Elektronische gasklepsturing
Een volgend groot verschil is de elektronische gestuurde gasklep. Er zit niet langer meer een gaskabel tussen gaspedaal en gasklep maar een potentiometer op het gaspedaal en een stelmotor op de gasklep. Voordeel is nog nauwkeurigere werking. Nadeel is dat je als Alfa liefhebber geen direct kontakt meer hebt met de motor. Meer een psychologische kwestie.

Een cruise control is dan natuurlijk maar een kleine stap. De gasklep wordt uiteindelijk nu door de ECU aangestuurd. De voertuigsnelheid wordt ook gemeten; 1 + 1 = 2. Sport throttle response is een elektronische regeling die de motor op twee manieren laat reageren op het gaspedaal. Of de auto is wat loom, of hij hangt lekker aan het gas. De 166 is hier o.a. als optie mee uitgevoerd.
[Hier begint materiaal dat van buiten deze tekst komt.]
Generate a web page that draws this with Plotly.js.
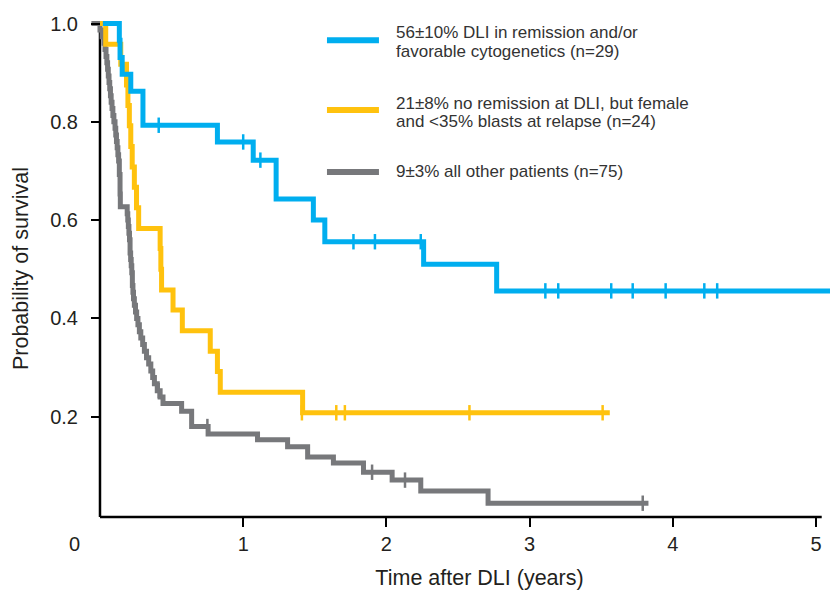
<!DOCTYPE html>
<html>
<head>
<meta charset="utf-8">
<script src="https://cdn.plot.ly/plotly-3.0.1.min.js"></script>
<style>html,body{margin:0;padding:0;background:#fff;overflow:hidden;}#chart{width:874px;height:591px;}</style>
</head>
<body>
<div id="chart"></div>
<script>
// ---- Data ----
const seriesNames = [
  "56±10% DLI in remission and/or<br>favorable cytogenetics (n=29)",
  "21±8% no remission at DLI, but female<br>and <35% blasts at relapse (n=24)",
  "9±3% all other patients (n=75)"
];
const seriesColors = ["#00AEEF", "#FFC20E", "#77787B"];

// Blue: remission and/or favorable cytogenetics
const blueTimes = [0.02, 0.135, 0.14, 0.155, 0.215, 0.30, 0.30, 0.82, 1.07, 1.23, 1.49, 1.57, 2.26, 2.77, 5.12];
const blueSurv  = [1.0, 0.966, 0.931, 0.897, 0.862, 0.828, 0.793, 0.759, 0.722, 0.643, 0.600, 0.556, 0.510, 0.456, 0.456];
const blueCensorTimes = [0.41, 1.00, 1.12, 1.77, 1.92, 2.24, 3.11, 3.20, 3.57, 3.72, 3.95, 4.22, 4.31];
const blueCensorSurv  = [0.793, 0.759, 0.722, 0.556, 0.556, 0.556, 0.456, 0.456, 0.456, 0.456, 0.456, 0.456, 0.456];

// Yellow: no remission, female, <35% blasts
const yellowTimes = [0.0, 0.04, 0.145, 0.185, 0.195, 0.205, 0.215, 0.225, 0.24, 0.255, 0.27, 0.42, 0.425, 0.43, 0.51, 0.575, 0.77, 0.82, 0.84, 1.415, 3.56];
const yellowSurv  = [1.0, 0.958, 0.917, 0.875, 0.833, 0.792, 0.75, 0.708, 0.667, 0.625, 0.583, 0.542, 0.5, 0.458, 0.417, 0.375, 0.333, 0.292, 0.25, 0.208, 0.208];
const yellowCensorTimes = [1.41, 1.65, 1.71, 2.58, 3.51];
const yellowCensorSurv  = [0.208, 0.208, 0.208, 0.208, 0.208];

// Gray: all other patients
const grayTimes = [-0.06, 0.0, 0.015, 0.028, 0.035, 0.042, 0.048, 0.053, 0.058, 0.063, 0.068, 0.073, 0.078, 0.084, 0.09, 0.097,
  0.105, 0.11, 0.115, 0.12, 0.125, 0.13, 0.135, 0.14, 0.142,
  0.19, 0.194, 0.198, 0.202, 0.206, 0.21, 0.214, 0.218, 0.222, 0.226, 0.23, 0.234, 0.24, 0.248, 0.256, 0.265, 0.275, 0.285, 0.298,
  0.31, 0.325, 0.34, 0.355, 0.368, 0.38, 0.40, 0.42, 0.44,
  0.57, 0.64, 0.755, 1.10, 1.31, 1.45, 1.63, 1.84, 2.04, 2.24, 2.71, 3.83];
const graySurv  = [1.0, 0.987, 0.973, 0.96, 0.947, 0.933, 0.92, 0.907, 0.893, 0.88, 0.867, 0.853, 0.84, 0.827, 0.813, 0.80,
  0.787, 0.773, 0.76, 0.747, 0.733, 0.72, 0.693, 0.653, 0.627,
  0.613, 0.60, 0.587, 0.573, 0.56, 0.533, 0.52, 0.507, 0.493, 0.467, 0.453, 0.44, 0.427, 0.413, 0.40, 0.387, 0.373, 0.36, 0.347,
  0.333, 0.32, 0.307, 0.293, 0.28, 0.267, 0.253, 0.24, 0.227,
  0.211, 0.18, 0.165, 0.153, 0.139, 0.118, 0.106, 0.087, 0.071, 0.049, 0.024, 0.024];
const grayCensorTimes = [0.41, 0.75, 1.90, 2.13, 3.79];
const grayCensorSurv  = [0.253, 0.18, 0.087, 0.071, 0.024];

const xTickVals = [1, 2, 3, 4, 5];
const xTickText = ["1", "2", "3", "4", "5"];
const yTickVals = [0.2, 0.4, 0.6, 0.8, 1.0];
const yTickText = ["0.2", "0.4", "0.6", "0.8", "1.0"];
const xTitle = "Time after DLI (years)";
const yTitle = "Probability of survival";
const originLabel = "0";

// ---- Traces ----
function curve(x, y, color) {
  return {x: x, y: y, type: "scatter", mode: "lines", line: {shape: "hv", color: color, width: 5}, hoverinfo: "skip"};
}
function censor(x, y, color) {
  return {x: x, y: y, type: "scatter", mode: "markers", hoverinfo: "skip",
    marker: {symbol: "line-ns", size: 11, color: color, line: {color: color, width: 2.5}}};
}
const data = [
  curve(grayTimes, graySurv, seriesColors[2]),
  censor(grayCensorTimes, grayCensorSurv, seriesColors[2]),
  curve(yellowTimes, yellowSurv, seriesColors[1]),
  censor(yellowCensorTimes, yellowCensorSurv, seriesColors[1]),
  curve(blueTimes, blueSurv, seriesColors[0]),
  censor(blueCensorTimes, blueCensorSurv, seriesColors[0])
];

// ---- Legend (drawn as shapes + annotations) ----
const legendLineY = [0.966, 0.824, 0.698];
const legendTextY = [[0.9827, 0.944], [0.838, 0.80], [0.698]];
const shapes = [
  {type: "line", xref: "x", yref: "y", x0: 0, x1: 0, y0: -0.004, y1: 1.0, layer: "below", line: {color: "#000", width: 2.5}},
  {type: "line", xref: "x", yref: "y", x0: 0, x1: 5.04, y0: -0.004, y1: -0.004, layer: "below", line: {color: "#000", width: 2.5}}
];
const annotations = [
  {xref: "paper", yref: "paper", x: -0.0127, y: -0.0329, text: originLabel, showarrow: false,
   xanchor: "center", yanchor: "middle", font: {size: 20, color: "#231f20"}}
];
for (let i = 0; i < 3; i++) {
  shapes.push({type: "line", xref: "x", yref: "y", x0: 1.585, x1: 1.948, y0: legendLineY[i], y1: legendLineY[i],
    line: {color: seriesColors[i], width: 6}});
  const lines = seriesNames[i].split("<br>");
  for (let j = 0; j < lines.length; j++) {
    annotations.push({xref: "x", yref: "y", x: 2.053, y: legendTextY[i][j], text: lines[j], showarrow: false,
      xanchor: "left", yanchor: "middle", align: "left", font: {size: 17, color: "#333"}});
  }
}

const layout = {
  width: 874, height: 591,
  margin: {l: 85, r: 0, t: 10, b: 64, pad: 0},
  paper_bgcolor: "#fff", plot_bgcolor: "#fff",
  showlegend: false,
  font: {family: "Liberation Sans, Arial, sans-serif", color: "#231f20"},
  xaxis: {
    range: [-0.1047, 5.405], anchor: "free", position: 0.01934,
    tickmode: "array", tickvals: xTickVals, ticktext: xTickText,
    ticks: "outside", ticklen: 9, tickwidth: 2, tickcolor: "#000",
    showgrid: false, zeroline: false, showline: false,
    tickfont: {size: 20, color: "#231f20"},
    title: {text: xTitle, font: {size: 21.5, color: "#231f20"}, standoff: 15},
    fixedrange: true
  },
  yaxis: {
    range: [-0.02441, 1.02747], anchor: "free", position: 0.01901,
    tickmode: "array", tickvals: yTickVals, ticktext: yTickText,
    ticks: "outside", ticklen: 9, tickwidth: 2, tickcolor: "#000",
    ticklabelstandoff: 9,
    showgrid: false, zeroline: false, showline: false,
    tickfont: {size: 20, color: "#231f20"},
    title: {text: yTitle, font: {size: 21.5, color: "#231f20"}, standoff: 14},
    fixedrange: true
  },
  shapes: shapes,
  annotations: annotations
};

Plotly.newPlot("chart", data, layout, {staticPlot: true, displayModeBar: false});
</script>
</body>
</html>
Anti-slip regeling is ook een elektronische sturing geworden. Deze werkt samen met het ABS systeem. Zodra er slip wordt gedetecteerd (verschil tussen de wielsnelheden) wordt het motorkoppel verkleint door eerst de ontsteking terug te regelen. Als dat niet helpt wordt de gasklep iets dicht gestuurd.

Zelfdiagnose en noodloop
Naast kenlijnen en kenvelden ontstaan er steeds meer zogenaamde diagnose of controle kenlijnen- en velden in de programmatuur van het injectiesysteem. Op deze manier kan de ECU sensoren en regelingen controleren. Een voorbeeld zal dat duidelijker maken.

Aan de hand van het toerental en de gasklepstand kan de ECU een berekening maken voor de hoeveelheid aangezogen lucht. Deze vergelijkt hij met de werkelijke hoeveelheid aangezogen lucht die de ECU meet met de luchthoeveelheidsmeter. Als dit verschil te groot is of als er helemaal geen waarde meer gemeten wordt, zal hij “de schuld geven” aan de luchthoeveelheidsmeter. Om toch nog redelijk normaal te kunnen functioneren gebruikt hij de waarde die uit de berekening is voortgekomen.

Zo bestaan er ook controles op temperatuur sensoren, pingelsensoren, potentiometers, uitlaatgasregelingen enz. enz.. Ook kan het systeem steeds meer gegevens opslaan voor diagnose in de werkplaats. Zo kan er exact gezien worden welke fout zich wanneer en onder welke omstandigheden heeft voorgedaan. Men kan bijvoorbeeld precies zien hoelang en hoeveel de toeren zijn overschreden van de motor, belangrijk bij diagnose stellen aan motorschades. De verwachting is dat het einde nog lang niet in zicht is. Ook de afmetingen van de ECU worden steeds kleiner. Bij het laatste type ECU wordt de afmeting niet meer bepaald door de hoeveelheid elektronica maar door de afmeting van de aansluitstekker.